◆ Aim ◆
Extract the lines of the material below, beginning with the first and ending with the line that holds "const idsGs5 = [-80.4, -53.0, -25.5, 0, 16.3, 37.3, 55.5, 79.7];". Skip every picture.

◆ Material provided ◆
— Begin —
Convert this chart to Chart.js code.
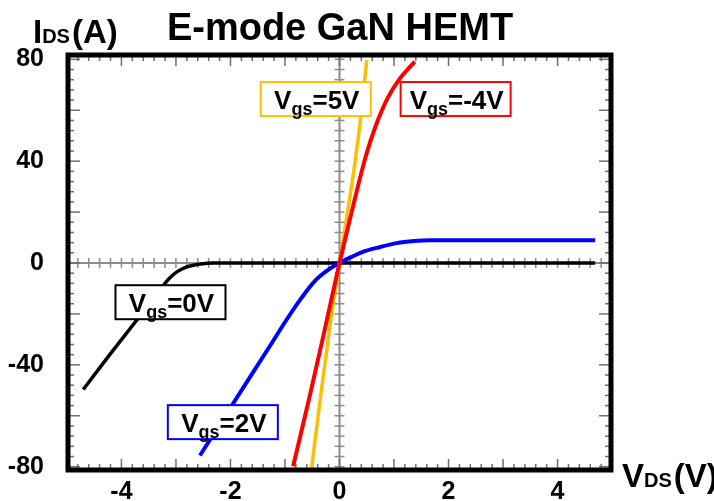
<!DOCTYPE html>
<html>
<head>
<meta charset="utf-8">
<title>E-mode GaN HEMT</title>
<script src="https://cdn.jsdelivr.net/npm/chart.js"></script>
<style>
  html, body { margin: 0; padding: 0; background: #fff; }
  #wrap { width: 714px; height: 501px; }
</style>
</head>
<body>
<div id="wrap"><canvas id="myChart"></canvas></div>
<script>
// Curvas Id-Vds (V, A)
const vdsGs0 = [-4.70, -4.20, -3.71, -3.32, -3.12, -2.97, -2.80, -2.55, -2.31, 4.69];
const idsGs0 = [-49.7, -35.6, -22.2, -11.3, -6.0, -3.3, -1.5, -0.4, 0, 0];

const vdsGs2 = [-2.56, -1.91, -1.30, -0.95, -0.70, -0.45, -0.19, 0, 0.21, 0.43, 0.75, 1.05, 1.37, 1.67, 4.69];
const idsGs2 = [-75.6, -53.8, -33.4, -21.6, -13.8, -7.0, -2.4, 0, 2.3, 4.4, 6.3, 7.8, 8.6, 8.9, 8.9];

const vdsGs5 = [-0.51, -0.35, -0.18, 0, 0.12, 0.27, 0.38, 0.50];
const idsGs5 = [-80.4, -53.0, -25.5, 0, 16.3, 37.3, 55.5, 79.7];

const vdsGsM4 = [-0.85, -0.55, -0.30, 0, 0.18, 0.33, 0.49, 0.67, 0.88, 1.09, 1.38];
const idsGsM4 = [-79.8, -52.6, -29.0, 0, 16.3, 29.4, 42.5, 54.2, 64.7, 71.9, 79.1];

// Etiquetas de ejes
const xTicks = [-4, -2, 0, 2, 4];
const yTicks = [-80, -40, 0, 40, 80];

// Cuadros de texto: posicion en unidades de datos
const tagValues = ['=0V', '=2V', '=5V', '=-4V'];
const tagX = [-3.10, -2.14, -0.435, 2.13];
const tagY = [-15.4, -62.5, 64.4, 64.4];
const tagColors = ['#000000', '#0000ff', '#ffbf00', '#ff0000'];

const FONT = '"Liberation Sans", Arial, Helvetica, sans-serif';

function puntos(xs, ys) {
    return xs.map((v, i) => ({ x: v, y: ys[i] }));
}

function linea(ctx, x1, y1, x2, y2) {
    ctx.beginPath();
    ctx.moveTo(x1, y1);
    ctx.lineTo(x2, y2);
    ctx.stroke();
}

// Texto con subindice: partes = [[texto, tamaño, desplazamiento, espacio], ...]
function textoCompuesto(ctx, partes, x, y, centrado) {
    let total = 0;
    partes.forEach(p => {
        ctx.font = 'bold ' + p[1] + 'px ' + FONT;
        total += ctx.measureText(p[0]).width + (p[3] || 0);
    });
    let px = centrado ? x - total / 2 : x;
    ctx.textAlign = 'left';
    ctx.textBaseline = 'alphabetic';
    partes.forEach(p => {
        ctx.font = 'bold ' + p[1] + 'px ' + FONT;
        ctx.fillText(p[0], px, y + p[2]);
        px += ctx.measureText(p[0]).width + (p[3] || 0);
    });
}

const marcoPlugin = {
    id: 'marco',
    beforeDatasetsDraw(chart) {
        const ctx = chart.ctx;
        const a = chart.chartArea;
        const sx = chart.scales.x;
        const sy = chart.scales.y;
        const x0 = sx.getPixelForValue(0);
        const y0 = sy.getPixelForValue(0);
        ctx.save();
        // ejes centrales
        ctx.strokeStyle = '#8c8c8c';
        ctx.lineWidth = 2;
        linea(ctx, a.left, y0, a.right, y0);
        linea(ctx, x0, a.top, x0, a.bottom);
        ctx.lineWidth = 1.5;
        for (let i = -24; i <= 24; i++) {
            const px = sx.getPixelForValue(i * 0.2);
            linea(ctx, px, y0 - 5, px, y0 + 5);
        }
        for (let i = -20; i <= 20; i++) {
            const py = sy.getPixelForValue(i * 4);
            linea(ctx, x0 - 5, py, x0 + 5, py);
        }
        // marcas del marco hacia adentro
        ctx.strokeStyle = '#6e6e6e';
        for (let i = -24; i <= 24; i++) {
            const px = sx.getPixelForValue(i * 0.2);
            const l = (i % 5 === 0) ? 11 : 6;
            linea(ctx, px, a.top, px, a.top + l);
            linea(ctx, px, a.bottom, px, a.bottom - l);
        }
        for (let i = -20; i <= 20; i++) {
            const py = sy.getPixelForValue(i * 4);
            const l = (i % 5 === 0) ? 12 : 6;
            linea(ctx, a.left, py, a.left + l, py);
            linea(ctx, a.right, py, a.right - l, py);
        }
        ctx.restore();
    },
    afterDatasetsDraw(chart) {
        const ctx = chart.ctx;
        const sx = chart.scales.x;
        const sy = chart.scales.y;
        ctx.save();
        tagValues.forEach((t, i) => {
            const cx = sx.getPixelForValue(tagX[i]);
            const cy = sy.getPixelForValue(tagY[i]);
            ctx.fillStyle = '#fff';
            ctx.fillRect(cx - 55, cy - 17, 110, 34);
            ctx.strokeStyle = tagColors[i];
            ctx.lineWidth = 2;
            ctx.strokeRect(cx - 55, cy - 17, 110, 34);
            ctx.fillStyle = '#000';
            textoCompuesto(ctx, [['V', 26, 0], ['gs', 18, 6], [t, 26, 0]], cx + 1, cy + 10, true);
        });
        ctx.restore();
    },
    afterDraw(chart) {
        const ctx = chart.ctx;
        const a = chart.chartArea;
        ctx.save();
        ctx.strokeStyle = '#000';
        ctx.lineWidth = 5;
        ctx.strokeRect(a.left, a.top, a.right - a.left, a.bottom - a.top);
        ctx.fillStyle = '#000';
        ctx.font = 'bold 38px ' + FONT;
        ctx.textAlign = 'center';
        ctx.textBaseline = 'alphabetic';
        ctx.fillText('E-mode GaN HEMT', 340, 40);
        textoCompuesto(ctx, [['I', 33, 0], ['DS', 20, 0, 2], ['(A)', 33, 0]], 33, 43, false);
        textoCompuesto(ctx, [['V', 33, 0], ['DS', 20, 0, 2], ['(V)', 33, 0]], 622, 487, false);
        ctx.restore();
    }
};

const ctx = document.getElementById('myChart').getContext('2d');
const myChart = new Chart(ctx, {
    type: 'scatter',
    data: {
        datasets: [
            { label: 'Vgs=0V', data: puntos(vdsGs0, idsGs0), borderColor: '#000000', borderWidth: 3.5, order: 3 },
            { label: 'Vgs=2V', data: puntos(vdsGs2, idsGs2), borderColor: '#0000ff', borderWidth: 4, order: 2 },
            { label: 'Vgs=5V', data: puntos(vdsGs5, idsGs5), borderColor: '#ffbf00', borderWidth: 3.5, order: 1 },
            { label: 'Vgs=-4V', data: puntos(vdsGsM4, idsGsM4), borderColor: '#ff0000', borderWidth: 4, order: 0 }
        ].map(d => Object.assign(d, { showLine: true, pointRadius: 0, cubicInterpolationMode: 'monotone', fill: false }))
    },
    options: {
        responsive: true,
        maintainAspectRatio: false,
        animation: false,
        events: [],
        layout: { padding: { top: 55, right: 103, left: 0, bottom: 0 } },
        plugins: { legend: { display: false }, tooltip: { enabled: false } },
        scales: {
            x: {
                type: 'linear',
                min: -4.98,
                max: 4.98,
                afterBuildTicks: s => { s.ticks = xTicks.map(v => ({ value: v })); },
                afterFit: s => { s.height = 31; s.paddingLeft = 0; s.paddingRight = 0; },
                grid: { display: false, drawTicks: false },
                border: { display: false },
                ticks: { color: '#000', padding: 7, maxRotation: 0, autoSkip: false, font: { family: FONT, size: 25, weight: 'bold' } }
            },
            y: {
                type: 'linear',
                min: -81.3,
                max: 81.7,
                afterBuildTicks: s => { s.ticks = yTicks.map(v => ({ value: v })); },
                afterFit: s => { s.width = 68; s.paddingTop = 0; s.paddingBottom = 0; },
                grid: { display: false, drawTicks: false },
                border: { display: false },
                ticks: { color: '#000', padding: 24, autoSkip: false, font: { family: FONT, size: 25, weight: 'bold' } }
            }
        }
    },
    plugins: [marcoPlugin]
});
</script>
</body>
</html>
— End —
◆ Response to this exercise ◆
Convert this chart to Chart.js code.
<!DOCTYPE html>
<html>
<head>
<meta charset="utf-8">
<title>E-mode GaN HEMT</title>
<script src="https://cdn.jsdelivr.net/npm/chart.js"></script>
<style>
  html, body { margin: 0; padding: 0; background: #fff; }
  #wrap { width: 714px; height: 501px; }
</style>
</head>
<body>
<div id="wrap"><canvas id="myChart"></canvas></div>
<script>
// Curvas Id-Vds (V, A)
const vdsGs0 = [-4.70, -4.20, -3.71, -3.32, -3.12, -2.97, -2.80, -2.55, -2.31, 4.69];
const idsGs0 = [-49.7, -35.6, -22.2, -11.3, -6.0, -3.3, -1.5, -0.4, 0, 0];

const vdsGs2 = [-2.56, -1.91, -1.30, -0.95, -0.70, -0.45, -0.19, 0, 0.21, 0.43, 0.75, 1.05, 1.37, 1.67, 4.69];
const idsGs2 = [-75.6, -53.8, -33.4, -21.6, -13.8, -7.0, -2.4, 0, 2.3, 4.4, 6.3, 7.8, 8.6, 8.9, 8.9];

const vdsGs5 = [-0.51, -0.35, -0.18, 0, 0.12, 0.27, 0.38, 0.50];
const idsGs5 = [-80.4, -53.0, -25.5, 0, 16.3, 37.3, 55.5, 79.7];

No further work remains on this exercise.